The issue here is that the compiler requires that all values have a provably consistent type at compile time. Here, if the first if branch doesn’t also return a vector, then the type checker cannot say the function reliably returns a vector, a fair statement. However, this forces the programmer to add extra code to satisfy the type checker while iterating. In Rust, the simplest approach is to use the ! type:

// Rust
fn divide_list(l: Vec<i32>, n: i32) -> Vec<i32> {
  if n == 0 {
    // TODO
    return panic!("Divide by zero");
  } else {
    return l.into_iter().map(|x| x / n).collect::<Vec<_>>();
  }
}

This is similar to how exceptions are type-checked in a language like OCaml, i.e. the language has a type which is considered a valid replacement (or subtype) for any other type.

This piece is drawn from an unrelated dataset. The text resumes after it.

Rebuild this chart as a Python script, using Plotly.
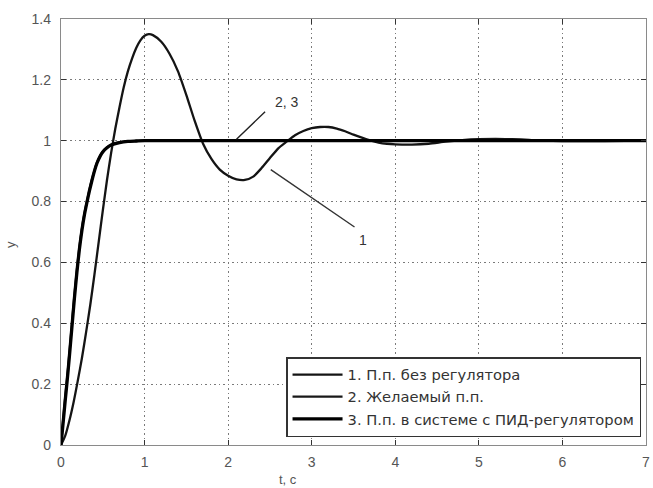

More broadly, it is generally true that any static analysis tool, like a type checker (as in all static languages) or a borrow checker (as in Rust), requires a complete knowledge of types/lifetimes/etc. after analysis of a program, either via explicit annotation or inference. In Rust, if I write:

// Rust
fn main() {
  let v: Vec<_> = Vec::new();
}

Then this fails with the error:

error[E0282]: type annotations needed
 --> test.rs:2:19
  |
2 |   let v: Vec<_> = Vec::new();
  |       -           ^^^^^^^^^^ cannot infer type for `T`
  |       |
  |       consider giving `v` a type
  |

Most type checkers would not, for example, decide T = Any and then insert runtime type checks any time a value from v was used. This is again an example of requiring a programmer to make decisions about the types of variables before it is necessary due to restrictions of the type system. Partial programs are not easily amenable to static analysis.